• Information shown:
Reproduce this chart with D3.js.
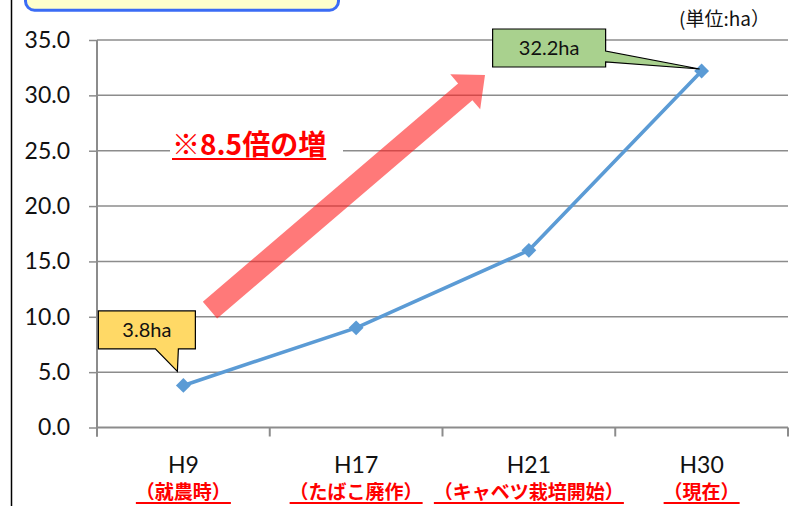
<!DOCTYPE html>
<html>
<head>
<meta charset="utf-8">
<script src="https://cdn.jsdelivr.net/npm/d3@7"></script>
<style>
  html, body { margin: 0; padding: 0; background: #fff; }
  svg { display: block; }
</style>
</head>
<body>
<svg id="chart" width="798" height="506"></svg>
<script>
// Cultivated area by period (ha)
const categories = ["H9", "H17", "H21", "H30"];
const notes = ["（就農時）", "（たばこ廃作）", "（キャベツ栽培開始）", "（現在）"];
const areaHa = [3.8, 9.0, 16.0, 32.2];
const yTicks = [0, 5, 10, 15, 20, 25, 30, 35];
const unitLabel = "(単位:ha）";
const growthLabel = "※8.5倍の増";

const latin = "Lato, 'Noto Sans', sans-serif";
const cjk = "'Noto Sans CJK JP', 'Noto Sans', sans-serif";
const gridColor = "#8c8c8c";
const lineColor = "#5B9BD5";

const svg = d3.select("#chart");

const x = d3.scaleBand().domain(categories).range([97, 788]);
const y = d3.scaleLinear().domain([0, 35]).range([427.5, 40]);
const cx = c => x(c) + x.bandwidth() / 2;
// position along the category axis by fractional index
const xi = i => x(categories[0]) + x.bandwidth() / 2 + i * x.step();

// frame line on the left edge
svg.append("line").attr("x1", 11.5).attr("x2", 11.5).attr("y1", 0).attr("y2", 506)
  .attr("stroke", "#000").attr("stroke-width", 1.5);

// title box (top edge runs off the page)
svg.append("rect").attr("x", 25.5).attr("y", -20).attr("width", 313).attr("height", 30.2)
  .attr("rx", 9).attr("fill", "#FFFFCC").attr("stroke", "#3B6CF5").attr("stroke-width", 3);

// horizontal gridlines
svg.append("g").selectAll("line").data(yTicks.filter(d => d > 0)).join("line")
  .attr("x1", x.range()[0]).attr("x2", x.range()[1])
  .attr("y1", d => y(d)).attr("y2", d => y(d))
  .attr("stroke", gridColor).attr("stroke-width", 1.5);

// y axis
const yAxis = svg.append("g").attr("transform", `translate(${x.range()[0]},0)`)
  .call(d3.axisLeft(y).tickValues(yTicks).tickSize(8).tickPadding(19)
    .tickFormat(d3.format(".1f")));
yAxis.select(".domain").remove();
yAxis.selectAll(".tick line").attr("stroke", gridColor).attr("stroke-width", 1.5);
yAxis.selectAll(".tick text").attr("font-family", latin).attr("font-size", 23)
  .attr("fill", "#111");
svg.append("line").attr("x1", x.range()[0]).attr("x2", x.range()[0])
  .attr("y1", y(35)).attr("y2", y(0) + 9)
  .attr("stroke", gridColor).attr("stroke-width", 2);

// x axis baseline and category boundary ticks
svg.append("line").attr("x1", x.range()[0]).attr("x2", x.range()[1])
  .attr("y1", y(0)).attr("y2", y(0)).attr("stroke", gridColor).attr("stroke-width", 2);
const edges = categories.map(c => x(c)).concat([x.range()[1]]);
svg.append("g").selectAll("line").data(edges).join("line")
  .attr("x1", d => d).attr("x2", d => d).attr("y1", y(0)).attr("y2", y(0) + 9)
  .attr("stroke", gridColor).attr("stroke-width", 2);

// category labels
svg.append("g").selectAll("text").data(categories).join("text")
  .attr("x", d => cx(d)).attr("y", 473)
  .attr("text-anchor", "middle").attr("font-family", latin).attr("font-size", 23)
  .attr("fill", "#111").text(d => d);

// red notes with underline
const noteG = svg.append("g");
categories.forEach((c, i) => {
  const t = noteG.append("text").attr("x", cx(c)).attr("y", 498.5)
    .attr("text-anchor", "middle").attr("font-family", cjk).attr("font-weight", "bold")
    .attr("font-size", 19).attr("fill", "#FF0000").text(notes[i]);
  const w = t.node().getComputedTextLength();
  noteG.append("line").attr("x1", cx(c) - w / 2).attr("x2", cx(c) + w / 2)
    .attr("y1", 503).attr("y2", 503).attr("stroke", "#FF0000").attr("stroke-width", 2);
});

// unit label
svg.append("text").attr("x", 770).attr("y", 26).attr("text-anchor", "end")
  .attr("font-family", cjk).attr("font-size", 19).attr("fill", "#111").text(unitLabel);

// growth arrow
(function () {
  const x0 = xi(0.154), y0 = y(10.6), x1 = xi(1.746), y1 = y(31.85);
  const dx = x1 - x0, dy = y1 - y0, len = Math.hypot(dx, dy);
  const ux = dx / len, uy = dy / len, nx = -uy, ny = ux;
  const shaft = 11, head = 23, headLen = 26;
  const bx = x1 - ux * headLen, by = y1 - uy * headLen;
  const pts = [
    [x0 + nx * shaft, y0 + ny * shaft],
    [bx + nx * shaft, by + ny * shaft],
    [bx + nx * head, by + ny * head],
    [x1, y1],
    [bx - nx * head, by - ny * head],
    [bx - nx * shaft, by - ny * shaft],
    [x0 - nx * shaft, y0 - ny * shaft]
  ];
  svg.append("path").attr("d", d3.line()(pts) + "Z")
    .attr("fill", "#FF2020").attr("fill-opacity", 0.6);
})();

// growth label on white background
svg.append("rect").attr("x", 170).attr("y", 126).attr("width", 173).attr("height", 35)
  .attr("fill", "#fff");
const gt = svg.append("text").attr("x", 172).attr("y", 155)
  .attr("font-family", cjk).attr("font-weight", "bold").attr("font-size", 28)
  .attr("fill", "#FF0000").text(growthLabel);
const gw = gt.node().getComputedTextLength();
svg.append("line").attr("x1", 172).attr("x2", 172 + gw).attr("y1", 159).attr("y2", 159)
  .attr("stroke", "#FF0000").attr("stroke-width", 2);

// series line and markers
const pts = categories.map((c, i) => [cx(c), y(areaHa[i])]);
svg.append("path").attr("d", d3.line()(pts)).attr("fill", "none")
  .attr("stroke", lineColor).attr("stroke-width", 3.6);
svg.append("g").selectAll("path").data(pts).join("path")
  .attr("transform", d => `translate(${d[0]},${d[1]}) rotate(45)`)
  .attr("d", d3.symbol(d3.symbolSquare, 110)).attr("fill", lineColor);

// callout for first value (pointer below)
(function () {
  const [px, py] = pts[0];
  const l = px - 85, r = px + 12, t = py - 74.5, b = py - 36.5;
  const d = `M${l},${t}H${r}V${b}H${px - 5}L${px - 6},${py - 14}L${px - 28},${b}H${l}Z`;
  svg.append("path").attr("d", d).attr("fill", "#FFD966").attr("stroke", "#000").attr("stroke-width", 1.2);
  svg.append("text").attr("x", (l + r) / 2).attr("y", (t + b) / 2 + 7)
    .attr("text-anchor", "middle").attr("font-family", latin).attr("font-size", 20)
    .attr("fill", "#111").text(`${areaHa[0]}ha`);
})();

// callout for last value (pointer to the right)
(function () {
  const [px, py] = pts[3];
  const l = px - 209, r = px - 96, t = py - 42, b = py - 4;
  const d = `M${l},${t}H${r}V${py - 20}L${px - 2},${py - 2}L${r},${py - 9}V${b}H${l}Z`;
  svg.append("path").attr("d", d).attr("fill", "#A9D18E").attr("stroke", "#000").attr("stroke-width", 1.2);
  svg.append("text").attr("x", (l + r) / 2).attr("y", (t + b) / 2 + 7)
    .attr("text-anchor", "middle").attr("font-family", latin).attr("font-size", 20)
    .attr("fill", "#111").text(`${areaHa[3]}ha`);
})();
</script>
</body>
</html>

• Goal: Make an exact copy of the listing above. Do not include the pictures.

• The response:
Reproduce this chart with D3.js.
<!DOCTYPE html>
<html>
<head>
<meta charset="utf-8">
<script src="https://cdn.jsdelivr.net/npm/d3@7"></script>
<style>
  html, body { margin: 0; padding: 0; background: #fff; }
  svg { display: block; }
</style>
</head>
<body>
<svg id="chart" width="798" height="506"></svg>
<script>
// Cultivated area by period (ha)
const categories = ["H9", "H17", "H21", "H30"];
const notes = ["（就農時）", "（たばこ廃作）", "（キャベツ栽培開始）", "（現在）"];
const areaHa = [3.8, 9.0, 16.0, 32.2];
const yTicks = [0, 5, 10, 15, 20, 25, 30, 35];
const unitLabel = "(単位:ha）";
const growthLabel = "※8.5倍の増";

const latin = "Lato, 'Noto Sans', sans-serif";
const cjk = "'Noto Sans CJK JP', 'Noto Sans', sans-serif";
const gridColor = "#8c8c8c";
const lineColor = "#5B9BD5";

const svg = d3.select("#chart");

const x = d3.scaleBand().domain(categories).range([97, 788]);
const y = d3.scaleLinear().domain([0, 35]).range([427.5, 40]);
const cx = c => x(c) + x.bandwidth() / 2;
// position along the category axis by fractional index
const xi = i => x(categories[0]) + x.bandwidth() / 2 + i * x.step();

// frame line on the left edge
svg.append("line").attr("x1", 11.5).attr("x2", 11.5).attr("y1", 0).attr("y2", 506)
  .attr("stroke", "#000").attr("stroke-width", 1.5);

// title box (top edge runs off the page)
svg.append("rect").attr("x", 25.5).attr("y", -20).attr("width", 313).attr("height", 30.2)
  .attr("rx", 9).attr("fill", "#FFFFCC").attr("stroke", "#3B6CF5").attr("stroke-width", 3);

// horizontal gridlines
svg.append("g").selectAll("line").data(yTicks.filter(d => d > 0)).join("line")
  .attr("x1", x.range()[0]).attr("x2", x.range()[1])
  .attr("y1", d => y(d)).attr("y2", d => y(d))
  .attr("stroke", gridColor).attr("stroke-width", 1.5);

// y axis
const yAxis = svg.append("g").attr("transform", `translate(${x.range()[0]},0)`)
  .call(d3.axisLeft(y).tickValues(yTicks).tickSize(8).tickPadding(19)
    .tickFormat(d3.format(".1f")));
yAxis.select(".domain").remove();
yAxis.selectAll(".tick line").attr("stroke", gridColor).attr("stroke-width", 1.5);
yAxis.selectAll(".tick text").attr("font-family", latin).attr("font-size", 23)
  .attr("fill", "#111");
svg.append("line").attr("x1", x.range()[0]).attr("x2", x.range()[0])
  .attr("y1", y(35)).attr("y2", y(0) + 9)
  .attr("stroke", gridColor).attr("stroke-width", 2);

// x axis baseline and category boundary ticks
svg.append("line").attr("x1", x.range()[0]).attr("x2", x.range()[1])
  .attr("y1", y(0)).attr("y2", y(0)).attr("stroke", gridColor).attr("stroke-width", 2);
const edges = categories.map(c => x(c)).concat([x.range()[1]]);
svg.append("g").selectAll("line").data(edges).join("line")
  .attr("x1", d => d).attr("x2", d => d).attr("y1", y(0)).attr("y2", y(0) + 9)
  .attr("stroke", gridColor).attr("stroke-width", 2);

// category labels
svg.append("g").selectAll("text").data(categories).join("text")
  .attr("x", d => cx(d)).attr("y", 473)
  .attr("text-anchor", "middle").attr("font-family", latin).attr("font-size", 23)
  .attr("fill", "#111").text(d => d);

// red notes with underline
const noteG = svg.append("g");
categories.forEach((c, i) => {
  const t = noteG.append("text").attr("x", cx(c)).attr("y", 498.5)
    .attr("text-anchor", "middle").attr("font-family", cjk).attr("font-weight", "bold")
    .attr("font-size", 19).attr("fill", "#FF0000").text(notes[i]);
  const w = t.node().getComputedTextLength();
  noteG.append("line").attr("x1", cx(c) - w / 2).attr("x2", cx(c) + w / 2)
    .attr("y1", 503).attr("y2", 503).attr("stroke", "#FF0000").attr("stroke-width", 2);
});

// unit label
svg.append("text").attr("x", 770).attr("y", 26).attr("text-anchor", "end")
  .attr("font-family", cjk).attr("font-size", 19).attr("fill", "#111").text(unitLabel);

// growth arrow
(function () {
  const x0 = xi(0.154), y0 = y(10.6), x1 = xi(1.746), y1 = y(31.85);
  const dx = x1 - x0, dy = y1 - y0, len = Math.hypot(dx, dy);
  const ux = dx / len, uy = dy / len, nx = -uy, ny = ux;
  const shaft = 11, head = 23, headLen = 26;
  const bx = x1 - ux * headLen, by = y1 - uy * headLen;
  const pts = [
    [x0 + nx * shaft, y0 + ny * shaft],
    [bx + nx * shaft, by + ny * shaft],
    [bx + nx * head, by + ny * head],
    [x1, y1],
    [bx - nx * head, by - ny * head],
    [bx - nx * shaft, by - ny * shaft],
    [x0 - nx * shaft, y0 - ny * shaft]
  ];
  svg.append("path").attr("d", d3.line()(pts) + "Z")
    .attr("fill", "#FF2020").attr("fill-opacity", 0.6);
})();

// growth label on white background
svg.append("rect").attr("x", 170).attr("y", 126).attr("width", 173).attr("height", 35)
  .attr("fill", "#fff");
const gt = svg.append("text").attr("x", 172).attr("y", 155)
  .attr("font-family", cjk).attr("font-weight", "bold").attr("font-size", 28)
  .attr("fill", "#FF0000").text(growthLabel);
const gw = gt.node().getComputedTextLength();
svg.append("line").attr("x1", 172).attr("x2", 172 + gw).attr("y1", 159).attr("y2", 159)
  .attr("stroke", "#FF0000").attr("stroke-width", 2);

// series line and markers
const pts = categories.map((c, i) => [cx(c), y(areaHa[i])]);
svg.append("path").attr("d", d3.line()(pts)).attr("fill", "none")
  .attr("stroke", lineColor).attr("stroke-width", 3.6);
svg.append("g").selectAll("path").data(pts).join("path")
  .attr("transform", d => `translate(${d[0]},${d[1]}) rotate(45)`)
  .attr("d", d3.symbol(d3.symbolSquare, 110)).attr("fill", lineColor);

// callout for first value (pointer below)
(function () {
  const [px, py] = pts[0];
  const l = px - 85, r = px + 12, t = py - 74.5, b = py - 36.5;
  const d = `M${l},${t}H${r}V${b}H${px - 5}L${px - 6},${py - 14}L${px - 28},${b}H${l}Z`;
  svg.append("path").attr("d", d).attr("fill", "#FFD966").attr("stroke", "#000").attr("stroke-width", 1.2);
  svg.append("text").attr("x", (l + r) / 2).attr("y", (t + b) / 2 + 7)
    .attr("text-anchor", "middle").attr("font-family", latin).attr("font-size", 20)
    .attr("fill", "#111").text(`${areaHa[0]}ha`);
})();

// callout for last value (pointer to the right)
(function () {
  const [px, py] = pts[3];
  const l = px - 209, r = px - 96, t = py - 42, b = py - 4;
  const d = `M${l},${t}H${r}V${py - 20}L${px - 2},${py - 2}L${r},${py - 9}V${b}H${l}Z`;
  svg.append("path").attr("d", d).attr("fill", "#A9D18E").attr("stroke", "#000").attr("stroke-width", 1.2);
  svg.append("text").attr("x", (l + r) / 2).attr("y", (t + b) / 2 + 7)
    .attr("text-anchor", "middle").attr("font-family", latin).attr("font-size", 20)
    .attr("fill", "#111").text(`${areaHa[3]}ha`);
})();
</script>
</body>
</html>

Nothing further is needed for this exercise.